Recover Your Deposit and the four individuals allegedly behind the company never defended themselves against the lawsuit.
The lawsuit sheds light on the murky Israeli money recovery industry where individuals whose background, affiliations and qualifications are not always apparent offer to retrieve money on behalf of victims of fraud. While it is impossible to know prima facie which money recovery businesses are well-intentioned and which set out to defraud victims a second time, some lawyers familiar with this cottage industry advise potential clients to be wary.
“Advising victims on which recovery method to follow, as well as sending demand letters on the victims’ behalf, would generally be considered legal services, and therefore require a license to practice law,” attorney Nimrod Assif told The Times of Israel.
“Victims should be wary of unlicensed individuals offering legal services. In addition, the fact that a recovery organization approached the victim, and not the other way around, is a red flag. First, lawyers are generally not allowed to solicit clients.
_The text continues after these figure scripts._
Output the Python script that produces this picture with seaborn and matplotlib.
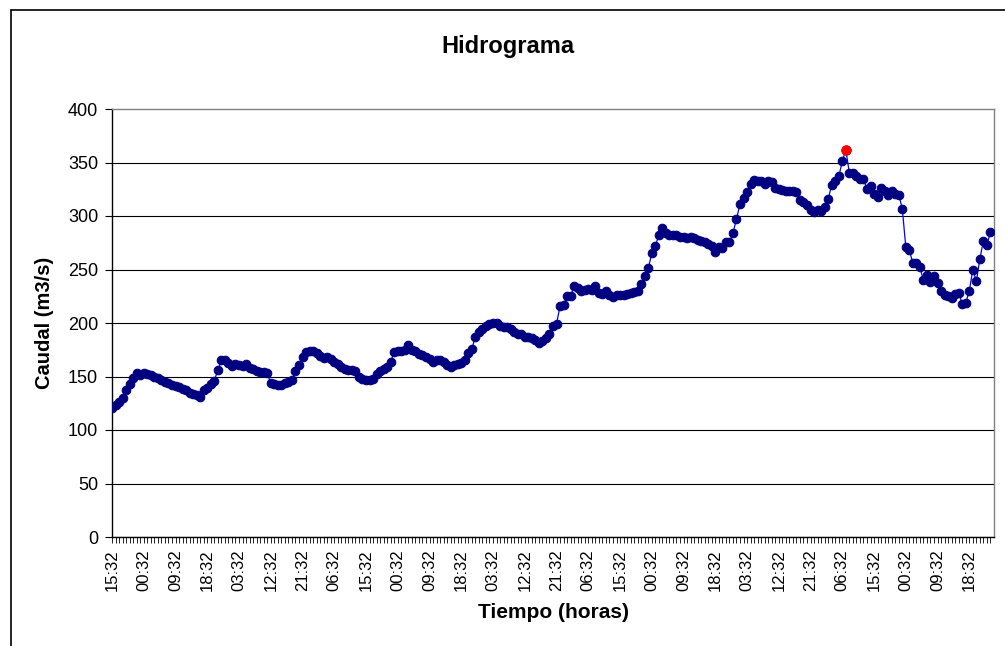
import numpy as np
import pandas as pd
import matplotlib
matplotlib.use("Agg")
import matplotlib.pyplot as plt
from matplotlib.lines import Line2D
import seaborn as sns

# caudal horario (m3/s)
caudal = [121, 123, 126, 130, 137, 143, 149, 153, 151, 153,
          152, 151, 150, 149, 147, 145, 144, 142, 141, 140,
          138, 137, 135, 134, 133, 131, 137, 139, 143, 146,
          156, 165, 165, 163, 160, 162, 161, 160, 162, 158,
          157, 155, 154, 154, 153, 144, 143, 142, 142, 144,
          145, 147, 155, 161, 168, 173, 174, 174, 172, 169,
          167, 168, 166, 164, 162, 159, 157, 156, 156, 155,
          150, 148, 147, 147, 148, 152, 155, 157, 159, 164,
          173, 174, 174, 175, 179, 175, 174, 171, 170, 168,
          166, 164, 165, 165, 164, 161, 159, 161, 162, 163,
          165, 172, 176, 187, 192, 194, 197, 199, 200, 200,
          197, 196, 196, 194, 192, 190, 190, 187, 187, 186,
          184, 181, 183, 186, 190, 197, 199, 216, 217, 225,
          225, 235, 233, 230, 231, 232, 231, 235, 228, 227,
          230, 226, 224, 226, 226, 226, 227, 228, 229, 230,
          236, 244, 251, 265, 272, 282, 289, 284, 282, 282,
          282, 280, 280, 279, 280, 279, 278, 277, 276, 274,
          272, 266, 271, 270, 276, 276, 284, 297, 311, 317,
          322, 330, 334, 333, 333, 330, 333, 332, 326, 325,
          324, 323, 323, 323, 322, 315, 313, 310, 306, 304,
          306, 305, 308, 316, 329, 333, 337, 351, 362, 340,
          340, 337, 335, 335, 325, 328, 321, 318, 326, 323,
          320, 323, 321, 320, 307, 271, 268, 256, 256, 252,
          240, 245, 238, 244, 237, 230, 226, 225, 223, 227,
          228, 218, 219, 230, 250, 239, 260, 277, 273, 285]

# etiquetas del eje x (cada 9 horas)
tick_labels = ["15:32", "00:32", "09:32", "18:32", "03:32", "12:32", "21:32", "06:32",
               "15:32", "00:32", "09:32", "18:32", "03:32", "12:32", "21:32", "06:32",
               "15:32", "00:32", "09:32", "18:32", "03:32", "12:32", "21:32", "06:32",
               "15:32", "00:32", "09:32", "18:32"]
label_step = 9

df = pd.DataFrame({"hora": np.arange(len(caudal)), "caudal": caudal})
pico = df.loc[df["caudal"].idxmax()]

sns.set_style("white")
plt.rcParams["font.family"] = ["Liberation Sans", "DejaVu Sans"]
plt.rcParams["text.color"] = "black"
plt.rcParams["xtick.color"] = "black"
plt.rcParams["ytick.color"] = "black"
plt.rcParams["axes.labelcolor"] = "black"

W, H = 1005, 646
fig = plt.figure(figsize=(W / 100, H / 100), dpi=100)
ax = fig.add_axes([112 / W, 1 - 537 / H, (994 - 112) / W, (537 - 109) / H])

sns.lineplot(data=df, x="hora", y="caudal", ax=ax, color="#0000FF", lw=0.9,
             marker="o", markersize=6.2, markerfacecolor="#000080",
             markeredgecolor="#000080", zorder=3)
sns.scatterplot(x=[pico["hora"]], y=[pico["caudal"]], ax=ax, color="#FF0000",
                s=50, edgecolor="#FF0000", linewidth=0.5, zorder=4)

ax.set_xlim(0, len(caudal))
ax.set_ylim(0, 400)
ax.set_yticks(np.arange(0, 401, 50))
ax.set_xticks(np.arange(0, len(tick_labels) * label_step, label_step))
ax.set_xticklabels(tick_labels, rotation=90)
ax.set_xticks(np.arange(0, len(caudal)), minor=True)

ax.tick_params(axis="y", which="major", direction="out", length=5, width=0.8,
               color="black", labelsize=13, pad=5, left=True)
ax.tick_params(axis="x", which="major", direction="out", length=4, width=0.6,
               color="black", labelsize=12, pad=5, bottom=True)
ax.tick_params(axis="x", which="minor", direction="out", length=4, width=0.6,
               color="black", bottom=True)

ax.yaxis.grid(True, color="black", lw=0.8)
ax.xaxis.grid(False)
for g in ax.get_ygridlines()[-1:]:
    g.set_visible(False)

for s in ["left", "bottom"]:
    ax.spines[s].set_color("black")
    ax.spines[s].set_linewidth(1.0)
for s in ["top", "right"]:
    ax.spines[s].set_color("#808080")
    ax.spines[s].set_linewidth(1.0)

ax.set_xlabel("")
ax.set_ylabel("")
fig.text(553 / W, 1 - 613 / H, "Tiempo (horas)", ha="center", va="center",
         fontsize=15, fontweight="bold")
fig.text(44 / W, 1 - 323 / H, "Caudal (m3/s)", ha="center", va="center",
         rotation=90, fontsize=14.5, fontweight="bold")
fig.text(508 / W, 1 - 46 / H, "Hidrograma", ha="center", va="center",
         fontsize=17, fontweight="bold")

# borde del area del grafico
fig.add_artist(Line2D([11 / W, 1.0], [1 - 10 / H, 1 - 10 / H], color="black", lw=1.2))
fig.add_artist(Line2D([11 / W, 11 / W], [0.0, 1 - 10 / H], color="black", lw=1.2))

fig.savefig("out.png", dpi=100)
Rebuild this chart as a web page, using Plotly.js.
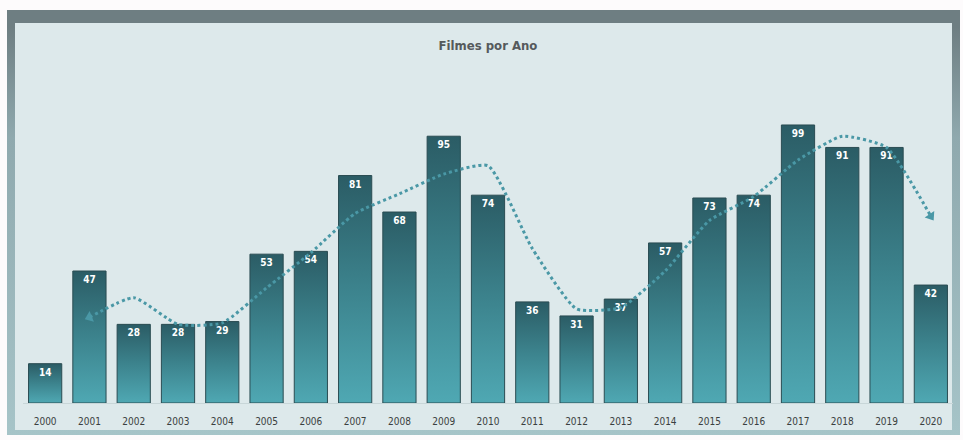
<!DOCTYPE html>
<html>
<head>
<meta charset="utf-8">
<script src="https://cdn.plot.ly/plotly-3.0.1.min.js"></script>
<style>
  html, body { margin: 0; padding: 0; background: #fdfbfc; }
  #frame { position: absolute; left: 7px; top: 10px; width: 953px; height: 425px;
           background: linear-gradient(to bottom, #6e7e82 0%, #6e7e82 4%, #8fa9ae 30%, #a6c4c8 100%); }
  #inner { position: absolute; left: 15px; top: 23px; width: 937px; height: 407px; background: #dde9eb; }
  #chart { position: absolute; left: 0; top: 0; width: 963px; height: 440px; }
</style>
</head>
<body>
<div id="frame"></div>
<div id="inner"></div>
<div id="chart"></div>
<script>
const anos = ['2000','2001','2002','2003','2004','2005','2006','2007','2008','2009','2010',
              '2011','2012','2013','2014','2015','2016','2017','2018','2019','2020'];
const filmes = [14, 47, 28, 28, 29, 53, 54, 81, 68, 95, 74, 36, 31, 37, 57, 73, 74, 99, 91, 91, 42];
const tendenciaAnos = ['2001','2002','2003','2004','2005','2006','2007','2008','2009','2010',
                       '2011','2012','2013','2014','2015','2016','2017','2018','2019','2020'];
const tendencia = [30.5, 37.5, 28, 28.5, 41, 53.5, 67.5, 74.5, 81.5, 84.5,
                   55, 33.5, 34, 47, 65, 73.5, 86.5, 95, 91, 66.5];

const n = tendencia.length;
const symbols = tendencia.map((v, i) => (i === 0 || i === n - 1) ? 'triangle-up' : 'circle');
const sizes = tendencia.map((v, i) => (i === 0 || i === n - 1) ? 10 : 0);
const angles = tendencia.map((v, i) => i === 0 ? 248 : (i === n - 1 ? 146 : 0));

const fontCond = 'DejaVu Sans Condensed, Liberation Sans Narrow, sans-serif';

const bars = {
  type: 'bar', x: anos, y: filmes,
  text: filmes.map(String), textposition: 'inside', insidetextanchor: 'end', textangle: 0,
  textfont: { color: '#ffffff', size: 10, family: fontCond, weight: 'bold' },
  marker: { color: '#3d8791', line: { color: '#2a4c52', width: 1 } },
  width: 0.75, hoverinfo: 'x+y', cliponaxis: false
};
const trend = {
  type: 'scatter', mode: 'lines+markers', x: tendenciaAnos, y: tendencia,
  line: { color: '#4a98a6', width: 3, dash: 'dot', shape: 'spline', smoothing: 0.5 },
  marker: { symbol: symbols, size: sizes, angle: angles, color: '#4a98a6', opacity: 1,
            line: { width: 0 } },
  hoverinfo: 'skip'
};
const layout = {
  width: 963, height: 440,
  margin: { l: 23, r: 10, t: 66, b: 37 },
  paper_bgcolor: 'rgba(0,0,0,0)', plot_bgcolor: 'rgba(0,0,0,0)',
  showlegend: false,
  title: { text: '<b>Filmes por Ano</b>', x: 0.5, xref: 'paper', xanchor: 'center',
           y: 1 - 45 / 440, yref: 'container', yanchor: 'middle',
           font: { family: fontCond, size: 13, color: '#555a5c' } },
  xaxis: { type: 'category', range: [-0.5, 20.5], showgrid: false, zeroline: false,
           showline: true, linecolor: '#c8d6d8', linewidth: 1, ticks: '', ticklabelstandoff: 9,
           tickfont: { family: fontCond, size: 10, color: '#3a3f40' } },
  yaxis: { range: [0, 120], visible: false, showgrid: false, zeroline: false },
  bargap: 0.25
};
Plotly.newPlot('chart', [bars, trend], layout, { displayModeBar: false, staticPlot: true }).then(gd => {
  const svg = gd.querySelector('svg.main-svg');
  const ns = 'http://www.w3.org/2000/svg';
  let defs = svg.querySelector('defs');
  if (!defs) { defs = document.createElementNS(ns, 'defs'); svg.insertBefore(defs, svg.firstChild); }
  const g = document.createElementNS(ns, 'linearGradient');
  g.setAttribute('id', 'barGrad'); g.setAttribute('x1', '0'); g.setAttribute('y1', '0');
  g.setAttribute('x2', '0'); g.setAttribute('y2', '1');
  [['0', '#2b5c65'], ['0.5', '#3c838d'], ['1', '#4fa8b3']].forEach(([o, c]) => {
    const s = document.createElementNS(ns, 'stop');
    s.setAttribute('offset', o); s.setAttribute('stop-color', c); g.appendChild(s);
  });
  defs.appendChild(g);
  gd.querySelectorAll('.bars .point path').forEach(p => { p.style.fill = 'url(#barGrad)'; });
});
</script>
</body>
</html>
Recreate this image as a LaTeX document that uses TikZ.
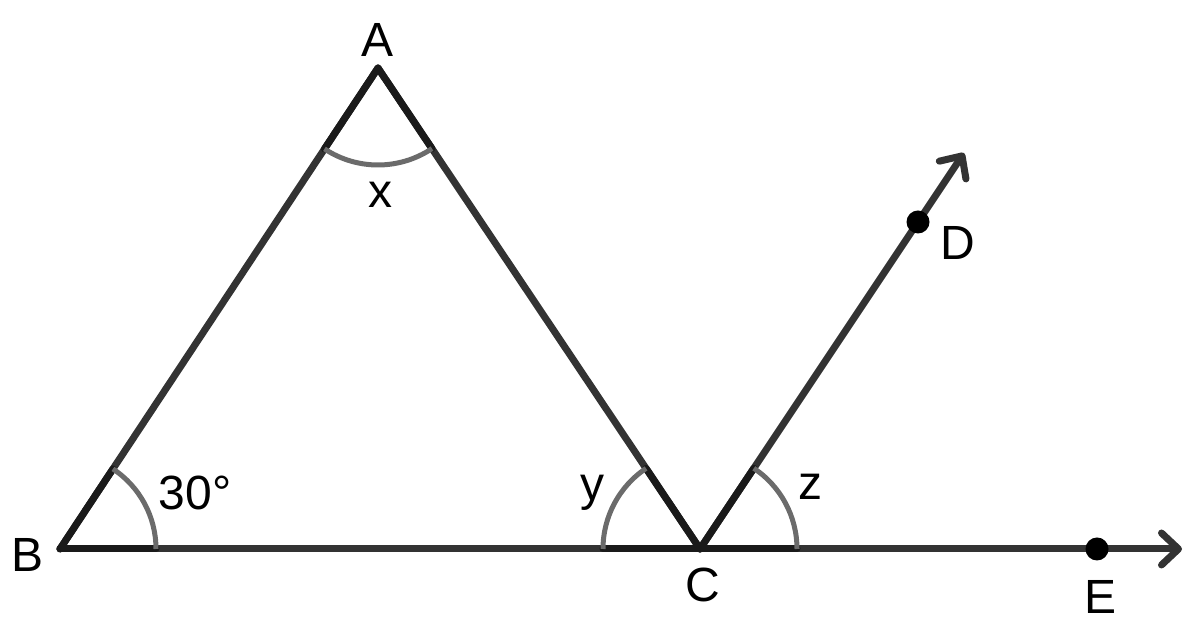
\documentclass[tikz,border=0pt]{standalone}
\usepackage{fontspec}
\setmainfont{Liberation Sans}
\usetikzlibrary{arrows.meta,calc}
\definecolor{linegray}{HTML}{333333}
\definecolor{edgedark}{HTML}{1A1A1A}
\definecolor{arcgray}{HTML}{6B6B6B}
\begin{document}
\begin{tikzpicture}[x=1pt,y=1pt,
  seg/.style={draw=linegray,line width=7pt,line cap=round,line join=round},
  rad/.style={draw=edgedark,line width=7pt,line cap=round},
  arcm/.style={draw=arcgray,line width=5pt},
  ray/.style={draw=linegray,line width=7pt,line cap=round,
    -{Straight Barb[length=17pt,width=32pt,round,line width=7pt]}},
  lbl/.style={font=\fontsize{48}{58}\selectfont,inner sep=0pt,text=black},
  dot/.style={circle,fill=black,inner sep=0pt,minimum size=23pt}]
\useasboundingbox (0,0) rectangle (1200,631);
\coordinate (B) at (60,82);
\coordinate (A) at (378,563);
\coordinate (C) at (700,82);
\coordinate (Dend) at (964,478);
\coordinate (Eend) at (1182,82);
% rays
\draw[ray] (C) -- (Dend);
\draw[ray] (B) -- (Eend);
% triangle
\draw[seg] (B) -- (A) -- (C);
% angle markers: radial parts
\draw[rad] (B) -- ($(B)!96pt!(C)$);
\draw[rad] (B) -- ($(B)!96pt!(A)$);
\draw[rad] (A) -- ($(A)!97pt!(B)$);
\draw[rad] (A) -- ($(A)!97pt!(C)$);
\draw[rad] (C) -- ($(C)!97pt!(A)$);
\draw[rad] (C) -- ($(C)!97pt!(B)$);
\draw[rad] (C) -- ($(C)!97pt!(Dend)$);
\draw[rad] (C) -- ++(97,0);
% arcs
\draw[arcm] (B) ++(0:96) arc[start angle=0,end angle=56.52,radius=96];
\draw[arcm] (A) ++(236.52:97) arc[start angle=236.52,end angle=303.81,radius=97];
\draw[arcm] (C) ++(123.81:97) arc[start angle=123.81,end angle=180,radius=97];
\draw[arcm] (C) ++(0:97) arc[start angle=0,end angle=56.31,radius=97];
% points
\node[dot] (D) at (918,409) {};
\node[dot] (E) at (1097,82) {};
% labels
\node[lbl] (lA) at (378,591) {A};
\node[lbl] (lx) at (380,436) {x};
\node[lbl] (lB) at (28,76) {B};
\node[lbl] (l30) at (195,138) {30°};
\node[lbl] (ly) at (592,138) {y};
\node[lbl] (lz) at (810,144) {z};
\node[lbl] (lC) at (703,46) {C};
\node[lbl] (lD) at (958,388) {D};
\node[lbl] (lE) at (1100,34) {E};
\end{tikzpicture}
\end{document}
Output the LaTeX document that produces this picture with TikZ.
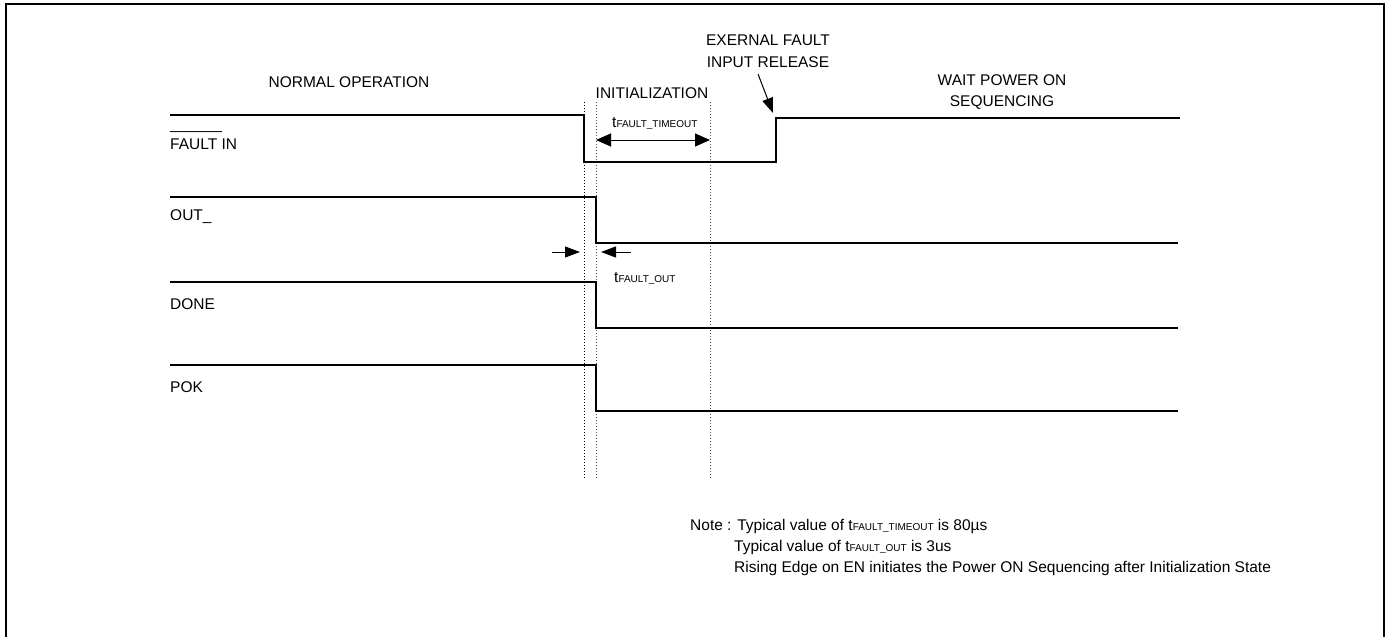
\documentclass[tikz,border=0pt]{standalone}
\usepackage{fontspec}
\setmainfont{Liberation Sans}
\usetikzlibrary{arrows.meta}
\newcommand{\mysub}[1]{t{\fontsize{10}{10}\selectfont #1}}
\tikzset{
  lbl/.style={inner sep=0pt, font=\fontsize{15.5}{18}\selectfont},
  sig/.style={line width=2pt, line join=miter},
  guide/.style={line width=1pt, dotted},
  frame/.style={line width=2pt},
  dim/.style={line width=1pt, -{Triangle[length=15pt,width=11pt]}},
  ddim/.style={line width=1pt, {Triangle[length=15pt,width=13pt]}-{Triangle[length=15pt,width=13pt]}}
}
\begin{document}
\begin{tikzpicture}[x=1pt,y=-1pt]
\useasboundingbox (0,0) rectangle (1390,637);
% frame
\draw[frame] (6,640) -- (6,4) -- (1384,4) -- (1384,640);

% guides
\draw[guide] (584,102) -- (584,478);
\draw[guide, black!70] (596,102) -- (596,478);
\draw[guide, black!70] (710,102) -- (710,478);

% signals
\draw[sig] (170,115) -- (584,115) -- (584,162) -- (776,162) -- (776,118) -- (1180,118);
\draw[sig] (170,197) -- (596,197) -- (596,243) -- (1178,243);
\draw[sig] (170,282) -- (596,282) -- (596,328) -- (1178,328);
\draw[sig] (170,365) -- (596,365) -- (596,411) -- (1178,411);

% signal labels
\node[lbl, anchor=base west] (ovb) at (170,129) {\_\_\_\_\_\_};
\node[lbl, anchor=base west] (fin) at (170,149) {FAULT IN};
\node[lbl, anchor=base west] (out) at (170,220) {OUT\_};
\node[lbl, anchor=base west] (done) at (170,309) {DONE};
\node[lbl, anchor=base west] (pok) at (170,392) {POK};

% state labels
\node[lbl, anchor=base] (norm) at (349,87) {NORMAL OPERATION};
\node[lbl, anchor=base] (init) at (652,98) {INITIALIZATION};
\node[lbl, anchor=base] (ext1) at (768,45) {EXERNAL FAULT};
\node[lbl, anchor=base] (ext2) at (768,67) {INPUT RELEASE};
\node[lbl, anchor=base] (wait1) at (1002,85) {WAIT POWER ON};
\node[lbl, anchor=base] (wait2) at (1002,106) {SEQUENCING};

% external fault arrow
\coordinate (ea) at (758,74);
\coordinate (eb) at (773,113);
\draw[dim] (ea) -- (eb);

% timeout dimension
\coordinate (ta) at (596,140);
\coordinate (tb) at (710,140);
\draw[ddim] (ta) -- (tb);
\node[lbl, anchor=base west] (tto) at (612,127) {\mysub{FAULT\_TIMEOUT}};

% fault out dimension
\coordinate (oa1) at (552,252);
\coordinate (oa2) at (580,252);
\coordinate (ob1) at (631,252);
\coordinate (ob2) at (601,252);
\draw[dim] (oa1) -- (oa2);
\draw[dim] (ob1) -- (ob2);
\node[lbl, anchor=base west] (tfo) at (614,282) {\mysub{FAULT\_OUT}};

% notes
\node[lbl, anchor=base west] (n1) at (690,530) {Note : Typical value of \mysub{FAULT\_TIMEOUT} is 80µs};
\node[lbl, anchor=base west] (n2) at (734,551) {Typical value of \mysub{FAULT\_OUT} is 3us};
\node[lbl, anchor=base west] (n3) at (734,572) {Rising Edge on EN initiates the Power ON Sequencing after Initialization State};
\end{tikzpicture}
\end{document}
Second, victims should ask themselves how that organization has found them, and whether it was in collaboration with some binary options entities. Furthermore, cases against binary options entities are complex, and it takes a considerable amount of time to pursue them. Therefore, victims should ask how many clients those recovery organizations already have, and whether they have the capacity to take more cases.”
When aliya goes downhill
During his July 25 and 26 testimony in the Greenbelt, Maryland trial of Lee Elbaz, Austin Smith told the court that starting in high school and throughout his 20s he struggled with drug addiction and that he moved to Israel in November 2013 with the help and encouragement of a rabbi. Smith had hoped to curtail his drug habit once in Israel, which he said he successfully did.
At first, Smith lived in Jerusalem, he said, but then he moved to Tel Aviv where he got a job, first with a binary options call center called Rushmore Marketing, and then with Numaris Communication.
Smith’s story is not unique, and highlights the situation of some young immigrants to Israel who made aliya (immigrated) to Israel to seek spiritual uplift or to start a new chapter in their lives only to end up working for criminal organizations. In many cases, these immigrants were actively, though often unwittingly, steered towards criminal companies by Jewish organizations whose purpose was to help new immigrants settle in Israel.
The binary options industry flourished in Israel for a decade before it was outlawed via Knesset legislation in October 2017. At its height, hundreds of companies in Israel employed thousands of Israelis who allegedly fleeced billions out of victims worldwide. The fraudulent firms would dupe victims into believing that they were successfully investing and earning money, encouraging them to deposit more and more into their accounts, until the company eventually cut off contact with the investor and disappeared with all or almost all of their money.
Israeli prosecutors have yet to indict a single binary options suspect on charges of fraud, while the United States has indicted about two dozen.